What’s Next for Cannabis in Israel?


The Israel Cannabis (iCAN) conference took place in New York City last week, and given tomorrow’s Israeli election and its implications for the country’s cannabis industry, Cannabis Wire co-founder Alyson Martin caught up with iCAN founder Saul Kaye. 

Some background: while Prime Minister Benjamin Netanyahu claimed victory after April’s election, the outcome was inconclusive and he wasn’t successful in forming a coalition government. Now, as voters once again head to the polls on Tuesday, it’s a tight race between the Likud party (Netanyahu’s party) and the more centrist Blue and White party.

The election process has forced Netanyahu to embrace cannabis, at least verbally, as he seeks to rally support. For example, among other promises that would boost the cannabis industry, he recently said he would expand patient access to cannabis during a joint press conference with Moshe Feiglin, the Zehut party leader and an outspoken cannabis supporter. 

Israeli researchers have long been at the forefront of the medical cannabis movement, and Israel’s industry is poised for global growth. But while, in January, the country approved cannabis exports, none have yet taken place. And it’s unclear whether Netanyahu, if re-elected, intends to move forward with his promises regarding patients.

Still, this election outcome isn’t the only thing that will shape where Israel’s cannabis industry is headed next. Cannabis Wire spoke with Kaye about what it would mean if President Donald Trump is re-elected, and why passage of the SAFE Banking Act in the US could have global ripple effects. This interview has been slightly edited for length and clarity.

(Want to know more about what’s going on with cannabis in Israel, and across the globe? Check out Cannabis Wire’s Global Law Database.)

Alyson Martin, co-founder of Cannabis Wire: Israel’s been at the forefront of cannabis research for years. What’s the latest cutting edge research that’s really caught your attention? 

Saul Kaye, founder of Israel Cannabis (iCAN): The trickle down effect of research being done in Israel and other places affects regulations all over the world. We’ve seen studies from autism research to Crohn’s to ringing in the ears, PTSD, CTE, chronic Traumatic Brain Injury. We could be treating really, really sick people with cannabis. So we’re seeing a lot of different conditions that are unique, a lot of Ashkenazi Jewish diseases: arthritis, asthma. So a whole range of things.

Martin: What’s the latest in the research and development space that has the most potential? 

Kaye: The whole area of dosage and delivery. We face patients the first time they take cannabis. They do too much. They got the ill effects, they didn’t necessarily get the therapeutic effects. And they don’t want to try cannabis anymore. So it’s a battle, and we need to be able to figure out how to dose it correctly, and how to deliver it in a way that doctors can prescribe. And they’re not going to be prescribing taking a joint three times a day. 

Martin: This week is an important week in Israeli politics with the election on Tuesday. Where would you say Israeli politics stand on cannabis ahead of the election? And where do you think cannabis is headed?

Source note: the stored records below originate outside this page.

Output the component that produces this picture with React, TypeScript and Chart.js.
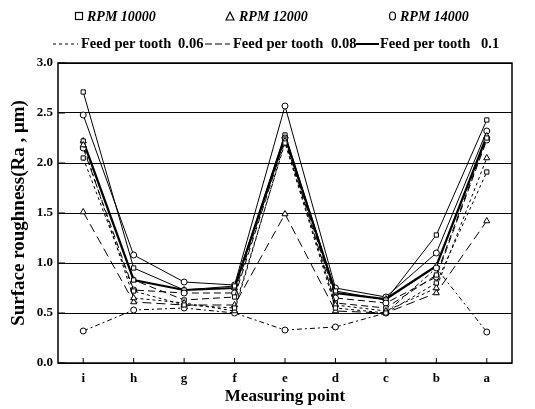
import React, { useEffect, useRef } from "react";
import { Chart, registerables } from "chart.js";

Chart.register(...registerables);

const categories = ["i", "h", "g", "f", "e", "d", "c", "b", "a"];
const yTicks = [0, 0.5, 1.0, 1.5, 2.0, 2.5, 3.0];

// Feed per tooth 0.1 (solid)
const rpm10000_f010 = [2.71, 0.95, 0.73, 0.77, 2.28, 0.72, 0.63, 1.28, 2.43];
const rpm12000_f010 = [2.22, 0.83, 0.73, 0.75, 2.27, 0.7, 0.64, 0.97, 2.27];
const rpm14000_f010 = [2.48, 1.08, 0.81, 0.78, 2.57, 0.75, 0.66, 1.1, 2.32];
// Feed per tooth 0.08 (dashed)
const rpm10000_f008 = [2.22, 0.83, 0.63, 0.66, 2.24, 0.6, 0.55, 0.88, 2.25];
const rpm12000_f008 = [1.51, 0.61, 0.58, 0.58, 1.49, 0.52, 0.5, 0.7, 1.42];
const rpm14000_f008 = [2.15, 0.73, 0.7, 0.7, 2.25, 0.65, 0.6, 0.86, 2.23];
// Feed per tooth 0.06 (fine dashed)
const rpm10000_f006 = [2.05, 0.72, 0.58, 0.55, 2.2, 0.55, 0.5, 0.8, 1.91];
const rpm12000_f006 = [2.18, 0.65, 0.6, 0.52, 2.22, 0.58, 0.52, 0.75, 2.05];
const rpm14000_f006 = [0.32, 0.53, 0.55, 0.5, 0.33, 0.36, 0.5, 0.95, 0.31];

const legendRpm = ["RPM 10000", "RPM 12000", "RPM 14000"];
const legendFeed = ["0.06", "0.08", "0.1"];
const feedLabel = "Feed per tooth";

const SERIF = "'Liberation Serif', 'DejaVu Serif', serif";

function ds(label: string, data: number[], style: string, dash: number[], width: number) {
  return {
    label,
    data,
    borderColor: "#000",
    borderWidth: width,
    borderDash: dash,
    pointStyle: style,
    pointRadius: style === "triangle" ? 3.5 : 3,
    pointBorderWidth: 1,
    pointBorderColor: "#000",
    pointBackgroundColor: "#fff",
    fill: false,
    tension: 0,
  };
}

const framePlugin = {
  id: "framePlugin",
  afterDraw(chart: any) {
    const ctx = chart.ctx;
    const { left, right, top, bottom } = chart.chartArea;
    ctx.save();
    ctx.strokeStyle = "#000";
    ctx.lineWidth = 1.5;
    ctx.setLineDash([]);
    ctx.strokeRect(left, top, right - left, bottom - top);
    // inward ticks
    ctx.lineWidth = 1;
    const ys = chart.scales.y;
    yTicks.forEach((v) => {
      const y = ys.getPixelForValue(v);
      ctx.beginPath();
      ctx.moveTo(left, y);
      ctx.lineTo(left + 7, y);
      ctx.stroke();
    });
    const xs = chart.scales.x;
    categories.forEach((_, i) => {
      const x = xs.getPixelForValue(i);
      ctx.beginPath();
      ctx.moveTo(x, bottom);
      ctx.lineTo(x, bottom - 5);
      ctx.stroke();
    });

    // legend row 1
    ctx.fillStyle = "#000";
    ctx.textBaseline = "middle";
    ctx.textAlign = "left";
    const r1 = 16;
    ctx.lineWidth = 1.2;
    ctx.strokeRect(75.5, r1 - 3.5, 7, 7);
    ctx.beginPath();
    ctx.moveTo(230, r1 - 4);
    ctx.lineTo(234, r1 + 4);
    ctx.lineTo(226, r1 + 4);
    ctx.closePath();
    ctx.stroke();
    ctx.beginPath();
    ctx.ellipse(392.5, r1, 3, 4, 0, 0, Math.PI * 2);
    ctx.stroke();
    ctx.font = `italic bold 14px ${SERIF}`;
    ctx.fillText(legendRpm[0], 87, r1 + 1);
    ctx.fillText(legendRpm[1], 239, r1 + 1);
    ctx.fillText(legendRpm[2], 400, r1 + 1);

    // legend row 2
    const r2 = 44;
    const samples = [
      { x0: 53, x1: 78, dash: [3, 3], w: 1, tx: 81, vx: 178 },
      { x0: 205, x1: 230, dash: [7, 3], w: 1.2, tx: 233, vx: 331 },
      { x0: 356, x1: 379, dash: [], w: 2, tx: 380, vx: 481 },
    ];
    ctx.font = `bold 14.5px ${SERIF}`;
    samples.forEach((s, i) => {
      ctx.lineWidth = s.w;
      ctx.setLineDash(s.dash);
      ctx.beginPath();
      ctx.moveTo(s.x0, r2);
      ctx.lineTo(s.x1, r2);
      ctx.stroke();
      ctx.setLineDash([]);
      ctx.fillText(feedLabel, s.tx, r2);
      ctx.fillText(legendFeed[i], s.vx, r2);
    });
    ctx.restore();
  },
};

export default function App() {
  const ref = useRef<HTMLCanvasElement | null>(null);
  useEffect(() => {
    if (!ref.current) return;
    const fine = [3, 3];
    const mid = [7, 4];
    const chart = new Chart(ref.current, {
      type: "line",
      data: {
        labels: categories,
        datasets: [
          ds("RPM 10000 / 0.06", rpm10000_f006, "rect", fine, 1),
          ds("RPM 12000 / 0.06", rpm12000_f006, "triangle", fine, 1),
          ds("RPM 14000 / 0.06", rpm14000_f006, "circle", [5, 3, 2, 3], 1),
          ds("RPM 10000 / 0.08", rpm10000_f008, "rect", mid, 1),
          ds("RPM 12000 / 0.08", rpm12000_f008, "triangle", [9, 5], 1),
          ds("RPM 14000 / 0.08", rpm14000_f008, "circle", mid, 1),
          ds("RPM 10000 / 0.1", rpm10000_f010, "rect", [], 1),
          ds("RPM 12000 / 0.1", rpm12000_f010, "triangle", [], 2.2),
          ds("RPM 14000 / 0.1", rpm14000_f010, "circle", [], 1),
        ],
      },
      options: {
        responsive: false,
        animation: false,
        devicePixelRatio: 1,
        layout: { padding: { top: 63, right: 23, left: 0, bottom: 0 } },
        plugins: { legend: { display: false }, tooltip: { enabled: false } },
        scales: {
          x: {
            offset: true,
            grid: { display: false, drawTicks: false },
            border: { display: false },
            ticks: {
              color: "#000",
              font: { family: SERIF, size: 13, weight: "bold" },
              padding: 8,
            },
            title: {
              display: true,
              text: "Measuring point",
              color: "#000",
              font: { family: SERIF, size: 17, weight: "bold" },
              padding: { top: 0, bottom: 2 },
            },
            afterFit: (s: any) => {
              s.height = 46;
            },
          },
          y: {
            min: 0,
            max: 3,
            grid: { color: "#000", lineWidth: 1, drawTicks: false },
            border: { display: false },
            ticks: {
              stepSize: 0.5,
              color: "#000",
              font: { family: SERIF, size: 13, weight: "bold" },
              padding: 5,
              callback: (v: any) => Number(v).toFixed(1),
            },
            title: {
              display: true,
              text: "Surface roughness(Ra , μm)",
              color: "#000",
              font: { family: SERIF, size: 19, weight: "bold" },
              padding: { top: 8, bottom: 0 },
            },
            afterFit: (s: any) => {
              s.width = 58;
            },
          },
        },
      },
      plugins: [framePlugin],
    });
    return () => chart.destroy();
  }, []);
  return (
    <div style={{ position: "absolute", left: 0, top: 0, width: 535, height: 409, background: "#fff" }}>
      <canvas ref={ref} width={535} height={409} />
    </div>
  );
}
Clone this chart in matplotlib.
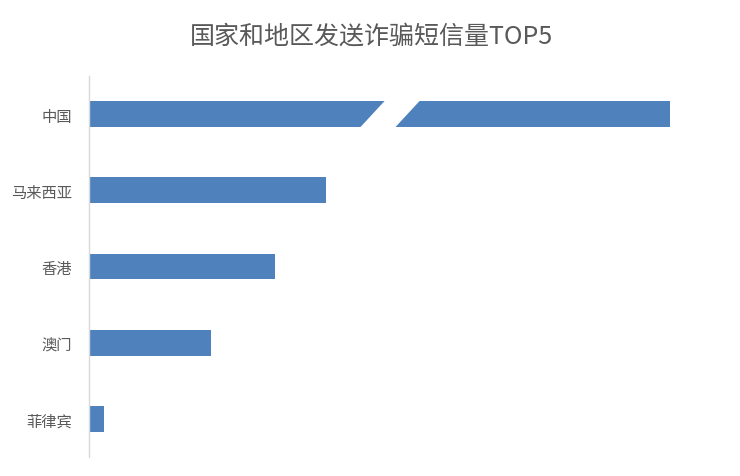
import matplotlib
matplotlib.use("Agg")
import matplotlib.pyplot as plt
from matplotlib.patches import Polygon

plt.rcParams['font.family'] = ['Noto Sans CJK SC', 'DejaVu Sans']

TITLE = "国家和地区发送诈骗短信量TOP5"

countries = ["中国", "马来西亚", "香港", "澳门", "菲律宾"]
# bar lengths as drawn (the 中国 bar is broken, so this is its drawn length)
counts = [581, 237, 186, 122, 15]

BAR_COLOR = "#4F81BD"
TEXT_COLOR = "#595959"


def draw_chart():

    fig = plt.figure(figsize=(7.4, 4.77), dpi=100)
    ax = fig.add_axes([89 / 740, 19 / 477, 611 / 740, 381 / 477])

    ypos = list(range(len(countries)))
    bar_h = 0.34

    ax.barh(ypos, counts, height=bar_h, color=BAR_COLOR)

    # axis break on the first bar
    brk = counts[0] * 0.518
    ext = bar_h / 2 + 0.03
    slant = 24 * ext / (bar_h / 2) / 2
    gap = 35
    ax.add_patch(Polygon(
        [(brk - slant - gap / 2, ypos[0] + ext),
         (brk + slant - gap / 2, ypos[0] - ext),
         (brk + slant + gap / 2, ypos[0] - ext),
         (brk - slant + gap / 2, ypos[0] + ext)],
        closed=True, facecolor="white", edgecolor="none", zorder=3))

    ax.set_xlim(0, 611)
    ax.set_ylim(len(countries) - 0.5, -0.5)

    ax.set_yticks(ypos)
    ax.set_yticklabels(countries, fontsize=11, color=TEXT_COLOR)
    ax.tick_params(axis="y", length=0, pad=12)
    ax.set_xticks([])

    for side in ["top", "right", "bottom"]:
        ax.spines[side].set_visible(False)
    ax.spines["left"].set_color("#D9D9D9")
    ax.spines["left"].set_linewidth(1)

    fig.text(372 / 740, 1 - 37 / 477, TITLE, ha="center", va="center",
             fontsize=18, color=TEXT_COLOR)

    fig.savefig("out.png", dpi=100)
    plt.close(fig)


if __name__ == "__main__":

    draw_chart()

Kaye: Well, there have been some promises made. But cannabis isn’t at the forefront of Israel’s political agenda. Obviously, security will always take precedence around there. But we’ve got a lot of people suffering from PTSD and we live in a very stressful society. So I’m really looking forward to seeing some change and seeing legalization register. I don’t think I’m willing to predict that yet. 

They haven’t allowed export. There’s a lot of money that’s flowing into the country to develop the cannabis infrastructure in order to export and lead the way in the world. The government hasn’t come through on that regulation. Patients haven’t gotten access. So, I think it could become a very crucial theme in the next election. 

Martin: And what are your thoughts on the degree to which politics in the United States are playing a role in the global cannabis industry, and in Israel’s cannabis industry?

Kaye: It has a huge effect. I think everyone’s waiting to see what happens. It’s still federally illegal in the United States, obviously impeding banking. We can do banking in Israel, but we can’t do international trade. Geo-fencing of cannabis is very, very complicated. It will allow local economies to flourish around cannabis. But everyone’s looking towards the U.S until there is a clear policy in the U.S. And there still isn’t even a clear policy around hemp and CBD. You federalized hemp and you didn’t allow the banking of hemp.  

So until we start seeing some guidance, I think we’re going to wait and see. You know we saw some movement after Canada, another G-7 country that legalized. But I think we’re going to be waiting to see what Mr. Trump is going to do. 

Martin: What would it mean for the global cannabis industry if President Trump is elected again?

Kaye: I think if he was to take a position of it being a legacy to legalize cannabis, which he might do, the implications worldwide would be a global release of cannabis, not only on the medical but on the recreational level, on the banking level, on insurance, total global de-stigmatization. And America could lead that. And I don’t think there are many other countries in the world that could do that, that have the influence. If Australia said, “Oh, we’re going to go and legalize cannabis,” it wouldn’t have the effect that if the U.S. did that. So I think it’s very, very important that the U.S. moves in the right direction. And it is. But, you know, global change takes time.